Malta is coming under additional criticism from its colleagues in the European Union, which it joined 10 years ago, over a new program to provide a Maltese passport to anyone investing 1.15 million euros ($1.56 million) in cash or real estate in the country, or as opponents view it, to sell Maltese citizenship to the wealthy.

The plan is being criticized by Malta’s citizens as well. At the end of January, The New York Times quoted Maltese journalist Herman Grech, writing in The Times of Malta: “Refugees who have been here for years and are paying their taxes and working hard, don’t have Maltese passports. At least have the guts to give passports to everyone. It is completely xenophobic and cynical to only give it to rich people.”

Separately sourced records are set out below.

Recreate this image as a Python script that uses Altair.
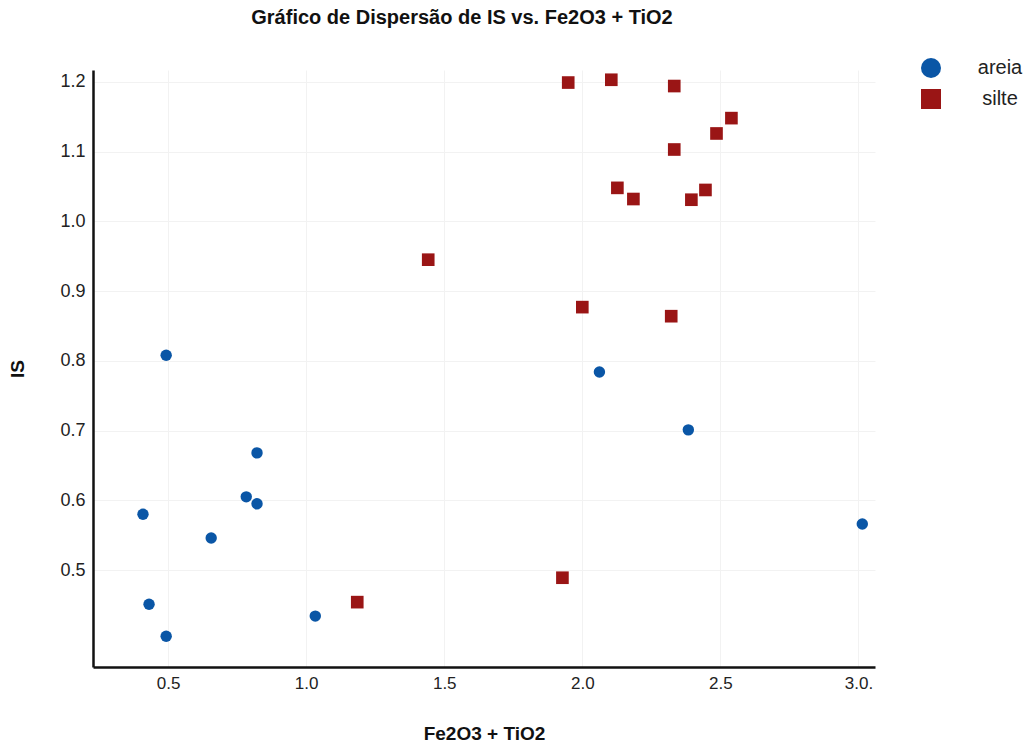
import altair as alt
import pandas as pd

areia_x = [0.493, 0.409, 0.431, 0.493, 0.656, 0.783, 0.822, 0.822, 1.033, 2.062, 2.384, 3.014]
areia_y = [0.808, 0.580, 0.451, 0.405, 0.546, 0.605, 0.595, 0.668, 0.434, 0.784, 0.701, 0.566]

silte_x = [1.949, 2.105, 2.333, 2.540, 2.486, 2.333, 2.127, 2.185, 2.395, 2.446, 2.000, 2.322, 1.442, 1.928, 1.185]
silte_y = [1.199, 1.203, 1.194, 1.148, 1.126, 1.103, 1.048, 1.032, 1.031, 1.045, 0.877, 0.864, 0.945, 0.489, 0.454]

x_ticks = [0.5, 1.0, 1.5, 2.0, 2.5, 3.0]
y_ticks = [0.5, 0.6, 0.7, 0.8, 0.9, 1.0, 1.1, 1.2]

df = pd.DataFrame({
    "x": areia_x + silte_x,
    "y": areia_y + silte_y,
    "tipo": ["areia"] * len(areia_x) + ["silte"] * len(silte_x),
})

FONT = "Liberation Sans"

chart = alt.Chart(df).mark_point(filled=True, opacity=1).encode(
    x=alt.X("x:Q", title="Fe2O3 + TiO2",
            scale=alt.Scale(domain=[0.228, 3.06], nice=False, zero=False),
            axis=alt.Axis(values=x_ticks, labelExpr="datum.value == 3 ? '3.0.' : format(datum.value, '.1f')",
                          tickSize=0, labelPadding=8, labelFontSize=17, labelColor="#222",
                          domainColor="#111", domainWidth=2.5, gridColor="#f2f2f2",
                          titleFontSize=19, titleFontWeight="bold", titlePadding=33, titleColor="#111")),
    y=alt.Y("y:Q", title="IS",
            scale=alt.Scale(domain=[0.361, 1.217], nice=False, zero=False),
            axis=alt.Axis(values=y_ticks, format=".1f", tickSize=0, labelPadding=8,
                          labelFontSize=18, labelColor="#222",
                          domainColor="#111", domainWidth=2.5, gridColor="#f2f2f2",
                          titleFontSize=19, titleFontWeight="bold", titlePadding=32, titleColor="#111")),
    color=alt.Color("tipo:N", title=None,
                    scale=alt.Scale(domain=["areia", "silte"], range=["#0a56a6", "#9a1515"]),
                    legend=alt.Legend(orient="none", legendX=827, legendY=-13, symbolSize=400,
                                      labelFontSize=20, labelColor="#222", rowPadding=5,
                                      labelAlign="center", labelOffset=58, symbolOpacity=1)),
    shape=alt.Shape("tipo:N", title=None,
                    scale=alt.Scale(domain=["areia", "silte"], range=["circle", "square"])),
    size=alt.condition("datum.tipo == 'areia'", alt.value(130), alt.value(160)),
).properties(
    width=782,
    height=597,
    padding={"left": 93, "top": 70, "right": 152, "bottom": 80},
    autosize=alt.AutoSizeParams(type="none"),
    title=alt.TitleParams("Gráfico de Dispersão de IS vs. Fe2O3 + TiO2", fontSize=20,
                          fontWeight="bold", anchor="middle", dx=-22, offset=29, color="#111"),
).configure(
    font=FONT,
).configure_view(
    stroke=None,
)

chart.save("out.html", embed_options={"renderer": "svg", "actions": False})
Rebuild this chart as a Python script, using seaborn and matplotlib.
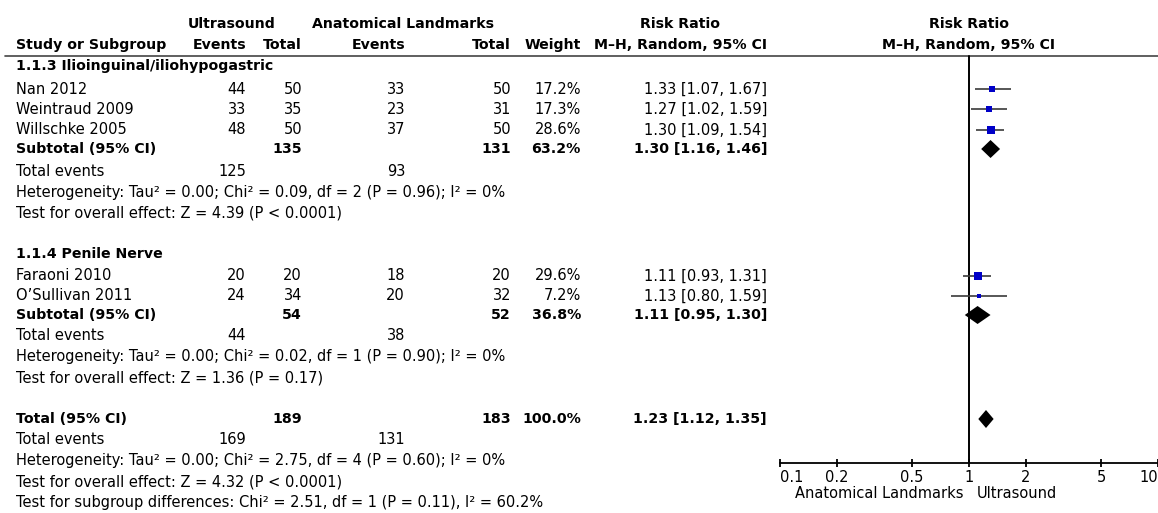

The Maltese debate over the treatment of African migrants is not essentially different from the argument that heated up in Israel following the implementation of more stringent policies against asylum seekers.

The program to grant citizenship to investors includes a unique benefit that might appeal to Israeli businesspeople: It provides a ticket for entry to all 27 European Union states and to 69 additional ones, including the United States, without a visa. The recipient of the Maltese passport is not even required to relocate his or her residence to the island for very long. Unlike other countries seeking to attract the super rich, the owner of the new Maltese-European passport will be required to live for only one year — a condition adopted under pressure from the European Commission — in the country where he or she will become a citizen.

Nonetheless, a senior European Union official told Al-Monitor that the heads of the union were heavily pressuring Malta to scrap the program, and he foresees this happening soon. Anyone seeking attractive investment opportunities in Europe had better hurry.